Have you been in this system for long as a staff or you came from some other background?
I have been here. After graduating from the university, I did my youth service and I started work here. I grew through the rank. I started as the Pupil Engineer, rose to become the district manager, became a director and by His grace I’m the Managing Director.
What lessons have you learnt about life?
It is to be patient; in railway you have all the tribes. You have to learn patience. The cultures are not the same. If you worked in railway, that means you have worked in the entire Nigeria because you meet all the cultures, different religious groups, different tribes, so you have to be very patient to work in government and imbibe the spirit of loving your neighbour as you love yourself and one day it will be good. There’s no need to be in hurry. Any assignment given to you, do it as if it’s your own, don’t say it’s government work because you are the government if because you are working for government you don’t do your work well, I don’t see how you can change your mind when you now leave the government work and do your own. I don’t know if you are going for another training to do the proper thing. Just be patient and cooperate with other people working with you.

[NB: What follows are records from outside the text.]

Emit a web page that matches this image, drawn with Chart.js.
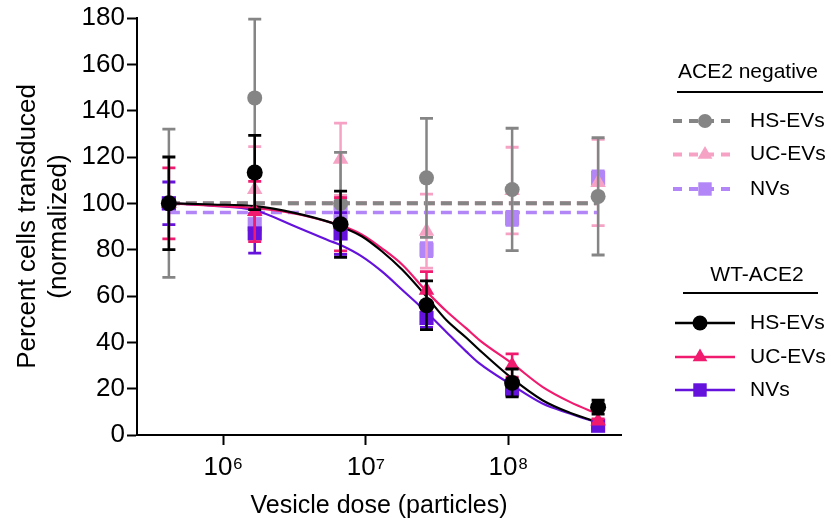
<!DOCTYPE html>
<html><head><meta charset="utf-8">
<script src="https://cdn.jsdelivr.net/npm/chart.js@4.4.0/dist/chart.umd.min.js"></script>
<style>html,body{margin:0;padding:0;background:#fff;}#wrap{width:831px;height:518px;position:relative;}</style>
</head><body><div id="wrap"><canvas id="c" width="831" height="518"></canvas></div>
<script>
// ---- data ----
const doses = [4.15e5, 1.66e6, 6.64e6, 2.66e7, 1.06e8, 4.25e8];
const xTicks = [1e6, 1e7, 1e8];
const xTickLabels = ['10\u2076', '10\u2077', '10\u2078'];
const yTicks = [0, 20, 40, 60, 80, 100, 120, 140, 160, 180];

// ACE2 negative cells
const negHS = [100, 145.5, 100, 111, 106, 103];
const negHSErr = [32, 34, 22, 25.7, 26.4, 25.3];
const negUC = [100, 106, 119, 88, 105.5, 109];
const negUCErr = [0, 18.5, 15.6, 16, 18.7, 18.6];
const negNV = [100, 91, 96, 80, 93.5, 111];
const negNVErr = [0, 4, 4, 3, 3, 3];

// WT-ACE2 cells
const wtHS = [100, 113.3, 91, 56, 22.5, 12];
const wtHSErr = [20, 16, 14.3, 10.5, 6, 3];
const wtUC = [100, 96.5, 91, 62.5, 30, 6];
const wtUCErr = [15.3, 13, 11.5, 8, 5, 1];
const wtNV = [100, 87, 87, 50.5, 20, 4];
const wtNVErr = [9.2, 8.5, 9, 4, 3, 1];

// fitted curves
const fitX = [4.15e5, 8.3e5, 1.66e6, 3.2e6, 5.48e6, 6.64e6, 9.4e6, 1.3e7, 1.8e7, 2.66e7, 3.66e7, 5.06e7, 6.25e7, 1.06e8, 1.73e8, 2.69e8, 4.25e8];
const fitWtHS = [100, 99.5, 98.8, 95.8, 92, 90, 85.7, 79.2, 71.3, 59.7, 49.6, 42, 36.7, 24.4, 15, 9.6, 5.5];
const fitWtUC = [100, 99, 98, 95.5, 92, 90.5, 86.5, 80.5, 73.5, 62, 53.5, 46, 41, 30.9, 20.8, 14.3, 9];
const fitWtNV = [100, 99, 97, 90, 84, 82, 77, 70.5, 62.6, 53, 44.5, 36, 30.9, 21.5, 13.6, 9.3, 5.2];
const fitNegX = [4.15e5, 4.25e8];
const fitNegHS = [100, 100];
const fitNegUC = [100, 100];
const fitNegNV = [96, 96];

// ---- styles ----
const C = {
  gray: '#858585', lpink: '#f6a2c5', lpurple: '#b286f6',
  black: '#000000', pink: '#f01a6e', purple: '#6512dc'
};
const FONT = '"Liberation Sans", Arial, Helvetica, sans-serif';

const pts = ys => doses.map((x, i) => ({x, y: ys[i]}));
const fitPts = (xs, ys) => xs.map((x, i) => ({x, y: ys[i]}));
const markerDS = (label, ys, errs, color, style, r, order) => ({
  label, data: pts(ys), errors: errs, showLine: false,
  pointStyle: style, pointRadius: r, pointHoverRadius: r,
  backgroundColor: color, borderColor: color, pointBorderWidth: 0, order
});
const fitDS = (label, xs, ys, color, dash, w, order) => ({
  label, data: fitPts(xs, ys), showLine: true, pointRadius: 0, pointHoverRadius: 0,
  borderColor: color, backgroundColor: color, borderWidth: w, borderDash: dash,
  cubicInterpolationMode: 'monotone', fill: false, order
});

const datasets = [
  fitDS('fit neg UC', fitNegX, fitNegUC, C.lpink, [11, 6], 4, 20),
  fitDS('fit neg HS', fitNegX, fitNegHS, C.gray, [11, 6], 4, 19),
  fitDS('fit neg NV', fitNegX, fitNegNV, C.lpurple, [11, 6], 3.5, 18),
  fitDS('fit wt NV', fitX, fitWtNV, C.purple, [], 2.2, 17),
  fitDS('fit wt UC', fitX, fitWtUC, C.pink, [], 2.2, 16),
  fitDS('fit wt HS', fitX, fitWtHS, C.black, [], 2.2, 15),
  markerDS('neg NVs', negNV, negNVErr, C.lpurple, 'rect', 10, 6),
  markerDS('neg UC-EVs', negUC, negUCErr, C.lpink, 'triangle', 9, 5),
  markerDS('neg HS-EVs', negHS, negHSErr, C.gray, 'circle', 7.5, 4),
  markerDS('WT NVs', wtNV, wtNVErr, C.purple, 'rect', 10, 3),
  markerDS('WT UC-EVs', wtUC, wtUCErr, C.pink, 'triangle', 9, 2),
  markerDS('WT HS-EVs', wtHS, wtHSErr, C.black, 'circle', 8, 1)
];

const errorBars = {
  id: 'errorBars',
  beforeDatasetDraw(chart, args) {
    const ds = chart.data.datasets[args.index];
    if (!ds.errors) return;
    const {ctx, scales: {x, y}} = chart;
    ctx.save();
    ctx.strokeStyle = ds.borderColor;
    ds.data.forEach((p, i) => {
      const e = ds.errors[i];
      if (!e) return;
      const px = x.getPixelForValue(p.x);
      const y1 = y.getPixelForValue(p.y + e), y2 = y.getPixelForValue(p.y - e);
      ctx.lineWidth = 2.5;
      ctx.beginPath(); ctx.moveTo(px, y1); ctx.lineTo(px, y2); ctx.stroke();
      ctx.lineWidth = 2.8;
      ctx.beginPath();
      ctx.moveTo(px - 6.5, y1); ctx.lineTo(px + 6.5, y1);
      ctx.moveTo(px - 6.5, y2); ctx.lineTo(px + 6.5, y2);
      ctx.stroke();
    });
    ctx.restore();
  }
};

function marker(ctx, style, color, cx, cy, r) {
  ctx.fillStyle = color;
  ctx.beginPath();
  if (style === 'circle') ctx.arc(cx, cy, r, 0, Math.PI * 2);
  else if (style === 'rect') { const s = r * Math.SQRT1_2; ctx.rect(cx - s, cy - s, 2 * s, 2 * s); }
  else { ctx.moveTo(cx, cy - r); ctx.lineTo(cx + r * 0.866, cy + r * 0.5); ctx.lineTo(cx - r * 0.866, cy + r * 0.5); ctx.closePath(); }
  ctx.fill();
}

const groupLegend = {
  id: 'groupLegend',
  afterDraw(chart) {
    const ctx = chart.ctx;
    const groups = [
      {title: 'ACE2 negative', tx: 748, ty: 72, ux1: 677, ux2: 823, uy: 92, lx1: 673, lx2: 737, mx: 705, dashed: true,
       items: [['HS-EVs', C.gray, 'circle', 7, 121], ['UC-EVs', C.lpink, 'triangle', 8.5, 154.5], ['NVs', C.lpurple, 'rect', 9.5, 189]]},
      {title: 'WT-ACE2', tx: 757, ty: 275, ux1: 683, ux2: 818, uy: 293, lx1: 675, lx2: 735, mx: 700, dashed: false,
       items: [['HS-EVs', C.black, 'circle', 7.5, 323], ['UC-EVs', C.pink, 'triangle', 8.5, 357], ['NVs', C.purple, 'rect', 9.5, 390]]}
    ];
    ctx.save();
    groups.forEach(g => {
      ctx.fillStyle = '#000';
      ctx.font = '21px ' + FONT;
      ctx.textAlign = 'center'; ctx.textBaseline = 'middle';
      ctx.fillText(g.title, g.tx, g.ty);
      ctx.strokeStyle = '#000'; ctx.lineWidth = 2; ctx.setLineDash([]);
      ctx.beginPath(); ctx.moveTo(g.ux1, g.uy); ctx.lineTo(g.ux2, g.uy); ctx.stroke();
      g.items.forEach(([label, color, style, r, yy]) => {
        ctx.strokeStyle = color;
        ctx.lineWidth = g.dashed ? 4 : 2.5;
        ctx.setLineDash(g.dashed ? [9, 7] : []);
        ctx.beginPath(); ctx.moveTo(g.lx1, yy); ctx.lineTo(g.lx2, yy); ctx.stroke();
        ctx.setLineDash([]);
        marker(ctx, style, color, g.mx, yy, r);
        ctx.fillStyle = '#000';
        ctx.textAlign = 'left';
        ctx.fillText(label, 750, yy);
      });
    });
    ctx.restore();
  }
};

new Chart(document.getElementById('c'), {
  type: 'line',
  data: {datasets},
  plugins: [errorBars, groupLegend],
  options: {
    responsive: false, animation: false, devicePixelRatio: 1,
    layout: {padding: {left: 0, right: 210, top: 18, bottom: 0}},
    plugins: {legend: {display: false}, tooltip: {enabled: false}},
    scales: {
      x: {
        type: 'logarithmic', min: 2.48e5, max: 6.15e8,
        afterBuildTicks: s => { s.ticks = xTicks.map(v => ({value: v})); },
        afterFit: s => { s.height = 83; },
        ticks: {callback: v => xTickLabels[xTicks.indexOf(v)], font: {family: FONT, size: 26}, color: '#000', padding: 7, maxRotation: 0, autoSkip: false},
        grid: {drawOnChartArea: false, drawTicks: true, tickLength: 10, tickWidth: 2, tickColor: '#000'},
        border: {display: true, color: '#000', width: 2},
        title: {display: true, text: 'Vesicle dose (particles)', font: {family: FONT, size: 25, lineHeight: 0.9}, color: '#000', padding: {top: 0, bottom: 1}}
      },
      y: {
        min: 0, max: 180,
        afterBuildTicks: s => { s.ticks = yTicks.map(v => ({value: v})); },
        afterFit: s => { s.width = 137; },
        ticks: {font: {family: FONT, size: 26}, color: '#000', padding: 2},
        grid: {drawOnChartArea: false, drawTicks: true, tickLength: 10, tickWidth: 2, tickColor: '#000'},
        border: {display: true, color: '#000', width: 2},
        title: {display: true, text: ['Percent cells transduced', '(normalized)'], font: {family: FONT, size: 26, lineHeight: 1.2}, color: '#000', padding: {top: 12, bottom: 0}}
      }
    }
  }
});
</script></body></html>
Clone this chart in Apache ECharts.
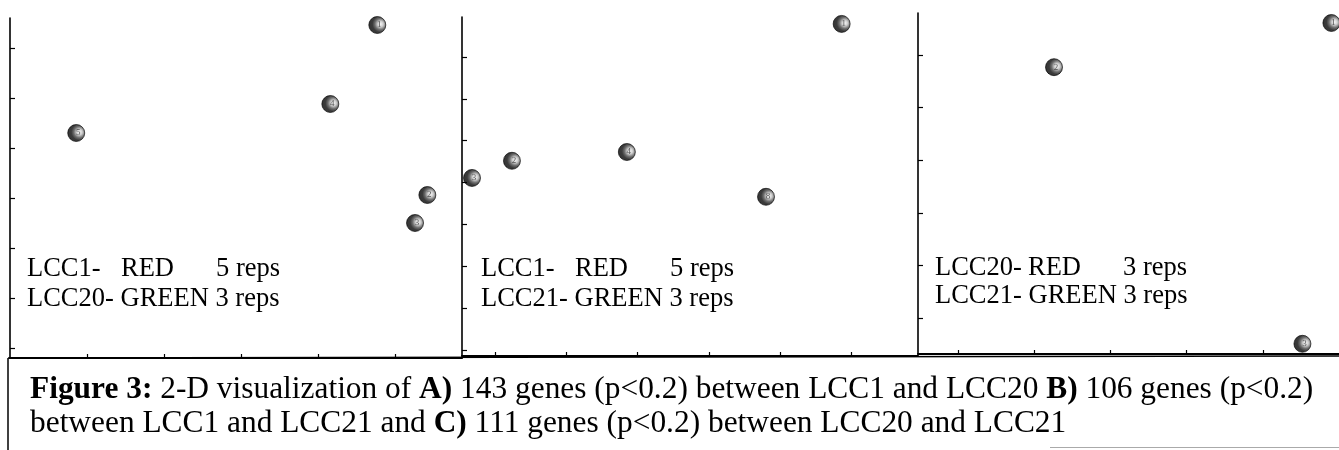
<!DOCTYPE html>
<html>
<head>
<meta charset="utf-8">
<script src="https://cdn.jsdelivr.net/npm/echarts@6/dist/echarts.min.js"></script>
<style>html,body{margin:0;padding:0;background:#fff;}#c{width:1339px;height:450px;}</style>
</head>
<body>
<div id="c"></div>
<script>
// Panel A: LCC1 vs LCC20
const aLabels = ['1', '4', '5', '2', '3'];
const aX = [4.77, 4.16, 0.86, 5.42, 5.26];
const aY = [7.46, 5.88, 5.30, 4.06, 3.50];
const aXTicks = [1, 2, 3, 4, 5];
const aYTicks = [1, 2, 3, 4, 5, 6, 7];
// Panel B: LCC1 vs LCC21
const bLabels = ['1', '2', '3', '4', '8'];
const bX = [5.86, 1.24, 0.68, 2.85, 4.80];
const bY = [8.79, 5.52, 5.11, 5.73, 4.66];
const bXTicks = [1, 2, 3, 4, 5, 6];
const bYTicks = [1, 2, 3, 4, 5, 6, 7, 8];
// Panel C: LCC20 vs LCC21
const cLabels = ['1', '2', '3'];
const cX = [5.90, 2.26, 5.52];
const cY = [6.61, 5.77, 0.51];
const cXTicks = [1, 2, 3, 4, 5];
const cYTicks = [1, 2, 3, 4, 5, 6];

const legendA = ['LCC1-', 'RED', '5 reps', 'LCC20- GREEN 3 reps'];
const legendB = ['LCC1-', 'RED', '5 reps', 'LCC21- GREEN 3 reps'];
const legendC = ['LCC20-', 'RED', '3 reps', 'LCC21- GREEN 3 reps'];
const captionLine1 = '{b|Figure 3:} 2-D visualization of {b|A)} 143 genes (p<0.2) between LCC1 and LCC20 {b|B)} 106 genes (p<0.2)';
const captionLine2 = 'between LCC1 and LCC21 and {b|C)} 111 genes (p<0.2) between LCC20 and LCC21';

const chart = echarts.init(document.getElementById('c'), null, {renderer: 'canvas'});
const serif = '"Liberation Serif", "Times New Roman", serif';

function xAxis(idx, min, max, ticks) {
  return {
    type: 'value', gridIndex: idx, min: min, max: max,
    axisLine: {show: true, onZero: false, lineStyle: {color: '#000', width: 2.2}},
    axisTick: {show: true, inside: true, length: 4, customValues: ticks, lineStyle: {color: '#000', width: 1.2}},
    axisLabel: {show: false},
    splitLine: {show: false}
  };
}
function yAxis(idx, min, max, ticks) {
  return {
    type: 'value', gridIndex: idx, min: min, max: max,
    axisLine: {show: true, onZero: false, lineStyle: {color: '#000', width: 1.6}},
    axisTick: {show: true, inside: true, length: 5, customValues: ticks, lineStyle: {color: '#000', width: 1.2}},
    axisLabel: {show: false},
    splitLine: {show: false}
  };
}
const sphere = {
  type: 'radial', x: 0.68, y: 0.45, r: 0.7,
  colorStops: [
    {offset: 0, color: '#f4f4f4'},
    {offset: 0.22, color: '#c4c4c4'},
    {offset: 0.45, color: '#4a4a4a'},
    {offset: 0.65, color: '#0a0a0a'},
    {offset: 1, color: '#000'}
  ]
};
function pts(xs, ys, labels) {
  return xs.map((x, i) => ({value: [x, ys[i]], name: labels[i]}));
}
function scatter(idx, xs, ys, labels) {
  return {
    type: 'scatter', xAxisIndex: idx, yAxisIndex: idx, clip: false,
    symbolSize: 17,
    itemStyle: {color: sphere, borderColor: '#000', borderWidth: 0.8},
    label: {show: true, position: 'inside', formatter: p => p.name, fontSize: 9, color: '#333', fontFamily: serif, offset: [2, 0]},
    data: pts(xs, ys, labels)
  };
}
function legendTexts(x0, x1, x2, y1, y2, arr) {
  const st = {font: '26.5px ' + serif, fill: '#000', verticalAlign: 'middle', align: 'left'};
  return [
    {type: 'text', left: x0, top: y1 - 15, style: Object.assign({text: arr[0]}, st)},
    {type: 'text', left: x1, top: y1 - 15, style: Object.assign({text: arr[1]}, st)},
    {type: 'text', left: x2, top: y1 - 15, style: Object.assign({text: arr[2]}, st)},
    {type: 'text', left: x0, top: y2 - 15, style: Object.assign({text: arr[3]}, st)}
  ];
}
const capStyle = {fontSize: 31.4, fontFamily: serif, fill: '#000', rich: {b: {fontSize: 31.4, fontFamily: serif, fontWeight: 'bold', fill: '#000'}}};

const option = {
  backgroundColor: '#fff',
  animation: false,
  grid: [
    {left: 10, top: 18, width: 452, height: 340},
    {left: 462, top: 17, width: 456, height: 339},
    {left: 918, top: 13, width: 421, height: 341}
  ],
  xAxis: [
    xAxis(0, 0, 5.87, aXTicks),
    xAxis(1, 0.54, 6.93, bXTicks),
    xAxis(2, 0.475, 6.0, cXTicks)
  ],
  yAxis: [
    yAxis(0, 0.8, 7.6, aYTicks),
    yAxis(1, 0.857, 8.955, bYTicks),
    yAxis(2, 0.316, 6.8, cYTicks)
  ],
  series: [
    scatter(0, aX, aY, aLabels),
    scatter(1, bX, bY, bLabels),
    scatter(2, cX, cY, cLabels)
  ],
  graphic: [].concat(
    legendTexts(27, 121, 216, 271, 301, legendA),
    legendTexts(481, 575, 670, 271, 301, legendB),
    legendTexts(935, 1028, 1123, 270, 298, legendC),
    [
      {type: 'line', shape: {x1: 8, y1: 358, x2: 8, y2: 450}, style: {stroke: '#000', lineWidth: 1.5}},
      {type: 'line', shape: {x1: 8, y1: 358, x2: 1339, y2: 356}, style: {stroke: '#000', lineWidth: 1.5}},
      {type: 'line', shape: {x1: 1050, y1: 447.5, x2: 1339, y2: 447.5}, style: {stroke: '#aaa', lineWidth: 1}},
      {type: 'text', left: 30, top: 374, style: Object.assign({text: captionLine1}, capStyle)},
      {type: 'text', left: 30, top: 408, style: Object.assign({text: captionLine2}, capStyle)}
    ]
  )
};
chart.setOption(option);
</script>
</body>
</html>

The impression I got from people in the railway compound on my way to your office, is that the MD is approachable, nice man; does that have anything to do with your growing up?
My father taught me that anywhere I find myself I should try and be humble. The person you meet up today you also meet him down and that you are up today by His grace doesn’t mean the other person cannot be up. So, you don’t know it all, you can always get one or two things from others. I have to leave my doors open and hear views from other people. Even when sometimes people bring problem that you can’t solve it maybe in the process of talking to them, they would realize what they thought was a problem is not really a serious problem. I also ensure that leaving my doors open doesn’t affect my job. I have to balance it.
Where is your favourite travel destination?
My hometown, Ekpoma in Edo State. I always want to be with my people.
Edo! Not America or England?
America is expensive.
But you can afford it
There are other people, if I can afford it, how many people can afford it in my family. I’m here now as the MD, if I have somebody that cannot pay his child school fees and he’s my relation what do I need to do. I have to support that person; otherwise even when you go home or your children go home their life is not safe. Because they are not educated and they see you as somebody, ignorantly, they think it’s because of you they are not educated and you are affluent. So it’s better what you have, see how you can use it to better other people’s life. That is the way Nigeria will be better. There’s no use having 10 houses, when some don’t have a room to sleep. We should be our neighbour’s keeper. I hardly travel abroad except for official assignment. I can’t just wake up and say I want to go and rest abroad. If I want to rest I go to my hometown and rest.
How do you relax?
I’m a squash player. At the same time I’m a badminton player. I can lock myself in my room and dance but I don’t go to clubs.
What makes you happy?
If I see other people happy then I’m happy. I don’t want to see a bad situation relating to a human being. The more people are happy around me the happy I am.
What makes you sad?
If I’m not able to help. If you had come here with a problem and I’m not able to help I will go home not happy.
Your favourite food?
As you grow old, they tell you don’t take this, don’t take that. Before, I used to love pounded yam and bitter leaf soup. But these days I take vegetable, take salad, so I have joined them. Once in a while I eat pounded yam.